Interestingly enough, I didn’t get around to reading The Assassin’s Blade until after Empire of Storms, which is definitely not the ideal way to read the series as there are a ton of characters introduced in TAB that appear throughout the series. EoS definitely made a lot more sense once I finally read TAB.

So this time I decided to start with TAB since it is the prequel to the rest of the series. I was surprised I had rated this 4 stars originally because I was kind of remembering it as more of a 3-star read, but after re-reading it, I’m sticking with my 4 stars. The first 2 stories are probably 3 star reads, but the last 3 stories more than make up for it. (TAB is a compilation of 5 novellas set before ToG).

The Assassin and the Pirate Lord is a great introduction to the characters and the world of Erilea, but I do find Celaena pretty annoying in this novella. She has the biggest ego for someone who repeatedly makes mistakes and Sam picks up ALL of the slack for her in this story. I know most people don’t really like the Assassin and the Healer, but I think it’s actually a solid short story about two women bonding and looking out for each other. It doesn’t really add a lot to the book overall, but Yrene goes on to become pretty important to the story in Tower of Dawn, so it’s cool to see this little origin story for her here.

I think the Assassin and the Desert may actually be my favourite novella of the lot. I love Ansel’s character so much and I really loved watching Celaena make a female friend and how the silent assassins challenged her thoughts on how an assassin’s guild could operate. Arobynn has always led his assassins through fear, competition, and intimidation, so it was nice to see a group of people who (while they’re still killers) looked out for each other and created a real sense of community. I really enjoyed the arc of this story and I think that as a stand-alone novella, this is the strongest of the book.

That said, the Assassin and the Underworld and the Assassin and the Empire are the two stories that really dragged me into this world, set the stage for the rest of the series, and broke my freaking heart.
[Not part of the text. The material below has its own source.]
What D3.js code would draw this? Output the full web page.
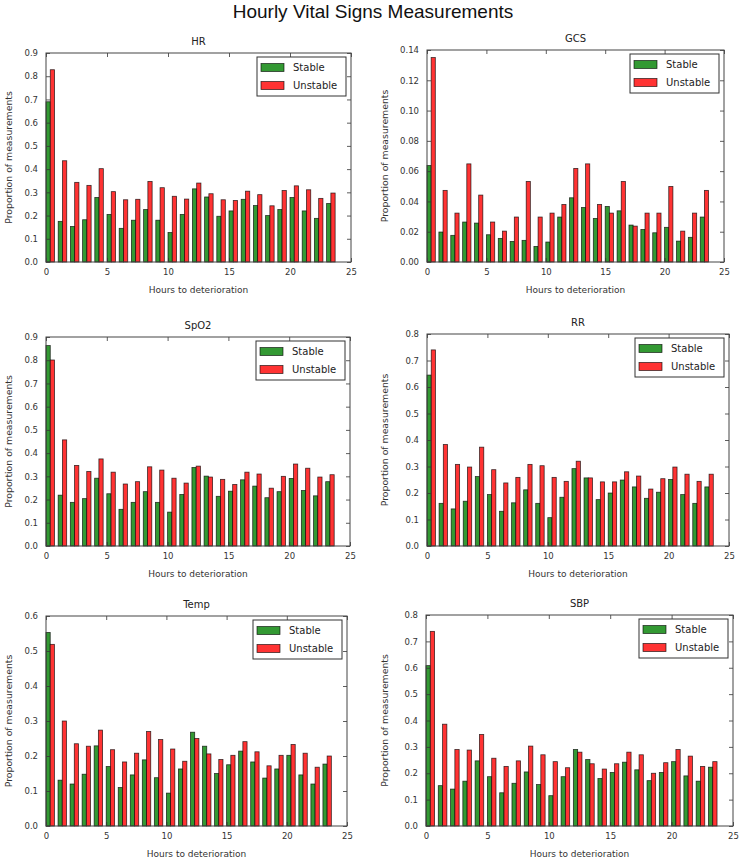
<!DOCTYPE html>
<html>
<head>
<meta charset="utf-8">
<script src="https://cdn.jsdelivr.net/npm/d3@7"></script>
<style>
  html, body { margin: 0; padding: 0; background: #fff; }
  svg { display: block; }
  text { font-family: "DejaVu Sans", sans-serif; }
</style>
</head>
<body>
<svg id="chart" width="742" height="861"></svg>
<script>
// ---------------- DATA ----------------
const suptitle = "Hourly Vital Signs Measurements";
const hours = [0,1,2,3,4,5,6,7,8,9,10,11,12,13,14,15,16,17,18,19,20,21,22,23];
const seriesNames = ["Stable", "Unstable"];
const xTicks = [0, 5, 10, 15, 20, 25];

const hrStable   = [0.690,0.175,0.153,0.182,0.278,0.205,0.145,0.180,0.226,0.180,0.127,0.205,0.315,0.280,0.197,0.220,0.270,0.243,0.200,0.226,0.278,0.220,0.188,0.252];
const hrUnstable = [0.828,0.436,0.343,0.330,0.402,0.303,0.268,0.270,0.347,0.320,0.283,0.271,0.340,0.294,0.268,0.265,0.305,0.290,0.242,0.308,0.328,0.311,0.274,0.297];
const hrTicks = [0,0.1,0.2,0.3,0.4,0.5,0.6,0.7,0.8,0.9];

const gcsStable   = [0.0637,0.0198,0.0176,0.0264,0.0257,0.0180,0.0156,0.0136,0.0143,0.0103,0.0132,0.0297,0.0424,0.0360,0.0288,0.0367,0.0338,0.0244,0.0215,0.0193,0.0229,0.0138,0.0163,0.0297];
const gcsUnstable = [0.1350,0.0473,0.0323,0.0648,0.0442,0.0264,0.0204,0.0297,0.0532,0.0297,0.0323,0.0380,0.0618,0.0648,0.0380,0.0323,0.0532,0.0237,0.0323,0.0323,0.0499,0.0204,0.0323,0.0473];
const gcsTicks = [0,0.02,0.04,0.06,0.08,0.10,0.12,0.14];

const spo2Stable   = [0.863,0.219,0.188,0.204,0.292,0.225,0.158,0.188,0.234,0.188,0.146,0.222,0.338,0.301,0.214,0.236,0.285,0.258,0.208,0.234,0.291,0.239,0.216,0.277];
const spo2Unstable = [0.801,0.457,0.347,0.321,0.375,0.318,0.267,0.277,0.341,0.327,0.292,0.271,0.344,0.297,0.287,0.265,0.318,0.310,0.249,0.300,0.353,0.335,0.297,0.307];
const spo2Ticks = [0,0.1,0.2,0.3,0.4,0.5,0.6,0.7,0.8,0.9];

const rrStable   = [0.645,0.161,0.140,0.169,0.262,0.194,0.131,0.163,0.212,0.161,0.107,0.184,0.292,0.257,0.175,0.200,0.249,0.223,0.180,0.203,0.251,0.194,0.161,0.223];
const rrUnstable = [0.740,0.383,0.308,0.298,0.373,0.288,0.238,0.259,0.308,0.303,0.259,0.244,0.320,0.257,0.242,0.242,0.280,0.264,0.215,0.254,0.298,0.271,0.244,0.271];
const rrTicks = [0,0.1,0.2,0.3,0.4,0.5,0.6,0.7,0.8];

const tempStable   = [0.553,0.131,0.120,0.148,0.229,0.170,0.110,0.146,0.189,0.138,0.094,0.163,0.268,0.228,0.150,0.175,0.214,0.183,0.137,0.163,0.202,0.146,0.120,0.177];
const tempUnstable = [0.519,0.300,0.235,0.228,0.274,0.218,0.183,0.208,0.270,0.247,0.220,0.185,0.250,0.206,0.190,0.202,0.241,0.212,0.172,0.202,0.233,0.208,0.168,0.200];
const tempTicks = [0,0.1,0.2,0.3,0.4,0.5,0.6];

const sbpStable   = [0.608,0.153,0.140,0.170,0.247,0.187,0.126,0.162,0.205,0.157,0.115,0.187,0.290,0.252,0.180,0.203,0.242,0.213,0.172,0.203,0.244,0.190,0.170,0.223];
const sbpUnstable = [0.738,0.386,0.290,0.288,0.347,0.257,0.226,0.247,0.303,0.270,0.244,0.221,0.280,0.236,0.216,0.236,0.280,0.270,0.200,0.240,0.290,0.265,0.226,0.244];
const sbpTicks = [0,0.1,0.2,0.3,0.4,0.5,0.6,0.7,0.8];

const panels = [
  { title: "HR",   stable: hrStable,   unstable: hrUnstable,   yTicks: hrTicks,   fmt: ".1f" },
  { title: "GCS",  stable: gcsStable,  unstable: gcsUnstable,  yTicks: gcsTicks,  fmt: ".2f" },
  { title: "SpO2", stable: spo2Stable, unstable: spo2Unstable, yTicks: spo2Ticks, fmt: ".1f" },
  { title: "RR",   stable: rrStable,   unstable: rrUnstable,   yTicks: rrTicks,   fmt: ".1f" },
  { title: "Temp", stable: tempStable, unstable: tempUnstable, yTicks: tempTicks, fmt: ".1f" },
  { title: "SBP",  stable: sbpStable,  unstable: sbpUnstable,  yTicks: sbpTicks,  fmt: ".1f" }
];

// ---------------- LAYOUT ----------------
const boxes = [
  { l: 46,  r: 351, t: 53,  b: 262 },
  { l: 427, r: 724, t: 50,  b: 262 },
  { l: 46,  r: 350, t: 337, b: 546 },
  { l: 427, r: 729, t: 334, b: 546 },
  { l: 46,  r: 347, t: 616, b: 826 },
  { l: 426, r: 733, t: 615, b: 826 }
];
const colors = { Stable: "rgb(51,153,51)", Unstable: "rgb(255,51,51)" };
const barW = 0.35;

const svg = d3.select("#chart");

svg.append("text")
  .attr("x", 373).attr("y", 18)
  .attr("text-anchor", "middle")
  .style("font-family", "'Liberation Sans', Arial, sans-serif")
  .style("font-size", "19px")
  .attr("fill", "#111")
  .text(suptitle);

panels.forEach((p, i) => {
  const bx = boxes[i];
  const x = d3.scaleLinear().domain([0, 25]).range([bx.l, bx.r]);
  const y = d3.scaleLinear().domain([0, p.yTicks[p.yTicks.length - 1]]).range([bx.b, bx.t]);
  const g = svg.append("g");

  // bars
  const groups = [
    { name: "Stable", vals: p.stable, off: 0 },
    { name: "Unstable", vals: p.unstable, off: barW }
  ];
  groups.forEach(s => {
    g.append("g").selectAll("rect").data(hours).join("rect")
      .attr("x", h => x(h + s.off))
      .attr("y", (h, k) => y(s.vals[k]))
      .attr("width", h => x(h + s.off + barW) - x(h + s.off))
      .attr("height", (h, k) => y(0) - y(s.vals[k]))
      .attr("fill", colors[s.name])
      .attr("stroke", "rgba(0,0,0,0.75)")
      .attr("stroke-width", 0.8);
  });

  // axes (ticks inward on all sides)
  const tickLen = 4;
  const fmt = d3.format(p.fmt);
  const axB = d3.axisBottom(x).tickValues(xTicks).tickFormat(d3.format("d")).tickSizeInner(-tickLen).tickSizeOuter(0).tickPadding(7);
  const axT = d3.axisTop(x).tickValues(xTicks).tickFormat("").tickSizeInner(-tickLen).tickSizeOuter(0);
  const axL = d3.axisLeft(y).tickValues(p.yTicks).tickFormat(fmt).tickSizeInner(-tickLen).tickSizeOuter(0).tickPadding(8);
  const axR = d3.axisRight(y).tickValues(p.yTicks).tickFormat("").tickSizeInner(-tickLen).tickSizeOuter(0);

  const styleAx = sel => {
    sel.select(".domain").remove();
    sel.selectAll(".tick line").attr("stroke", "#333").attr("stroke-width", 0.8);
    sel.selectAll(".tick text").style("font-size", "8.5px").attr("fill", "#333");
  };
  g.append("g").attr("transform", `translate(0,${bx.b})`).call(axB).call(styleAx);
  g.append("g").attr("transform", `translate(0,${bx.t})`).call(axT).call(styleAx);
  g.append("g").attr("transform", `translate(${bx.l},0)`).call(axL).call(styleAx);
  g.append("g").attr("transform", `translate(${bx.r},0)`).call(axR).call(styleAx);

  // frame
  g.append("rect")
    .attr("x", bx.l).attr("y", bx.t)
    .attr("width", bx.r - bx.l).attr("height", bx.b - bx.t)
    .attr("fill", "none").attr("stroke", "#444").attr("stroke-width", 1);

  // title
  g.append("text")
    .attr("x", (bx.l + bx.r) / 2).attr("y", bx.t - 8)
    .attr("text-anchor", "middle")
    .style("font-size", "10px").attr("fill", "#222")
    .text(p.title);

  // axis labels
  g.append("text")
    .attr("x", (bx.l + bx.r) / 2).attr("y", bx.b + 31)
    .attr("text-anchor", "middle")
    .style("font-size", "9px").attr("fill", "#333")
    .text("Hours to deterioration");
  const ylx = bx.l < 200 ? 12 : 388;
  g.append("text")
    .attr("transform", `translate(${ylx},${(bx.t + bx.b) / 2}) rotate(-90)`)
    .attr("text-anchor", "middle")
    .style("font-size", "9.3px").attr("fill", "#333")
    .text("Proportion of measurements");

  // legend
  const lw = 89, lh = 39;
  const lx = bx.r - 5 - lw, ly = bx.t + 4;
  const lg = g.append("g").attr("transform", `translate(${lx},${ly})`);
  lg.append("rect").attr("width", lw).attr("height", lh)
    .attr("fill", "#fff").attr("stroke", "#333").attr("stroke-width", 1);
  seriesNames.forEach((name, k) => {
    const cy = 10.5 + k * 18;
    lg.append("rect").attr("x", 4).attr("y", cy - 4).attr("width", 23).attr("height", 8)
      .attr("fill", colors[name]).attr("stroke", "rgba(0,0,0,0.75)").attr("stroke-width", 0.8);
    lg.append("text").attr("x", 36).attr("y", cy + 3.7)
      .style("font-size", "10px").attr("fill", "#222")
      .text(name);
  });
});
</script>
</body>
</html>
I’ll say up front, I’m not a Sam groupie. I know a lot of people love Sam in this book, but I find him a little controlling. Arobynn is obviously all kinds of abusive and manipulative (like seriously, textbook abuser), and I know I’m supposed to love Sam because he threatens to kill Arobynn for hurting Celaena and made him promise not to hurt her again, but honestly Celaena can look out for herself and I didn’t like that Sam was emasculated by her money and wouldn’t let her help him on missions. He always wanted to be there for her, why couldn’t he let her be there for him too.

But I did really like the last two novellas because I thought they had some killer character development for Celaena and they provide SO MUCH context for later books. Not just for all the secondary characters, but for why she is able to be so ruthless and how much trauma she has been through. Knowing what I know from all the other books, there is just so much depth to her character. Celaena’s ego drives me nuts sometimes because in some of the later books it’s like she can do no wrong, but I would say in this book her cockiness is her character flaw and it’s what gets her into so much trouble, and ultimately destroys her.

The ending is brutal. If you read the books in the publication order, you know what’s coming at the end of this book, but it doesn’t make it any less heartbreaking. I’m not sure if I would recommend reading this book first if you were reading the series for the first time, but having already read the series once, I think reading TAB first is the only way to read this series. I can’t wait to jump into Throne of Glass and just immerse myself in this series over the next 2 months!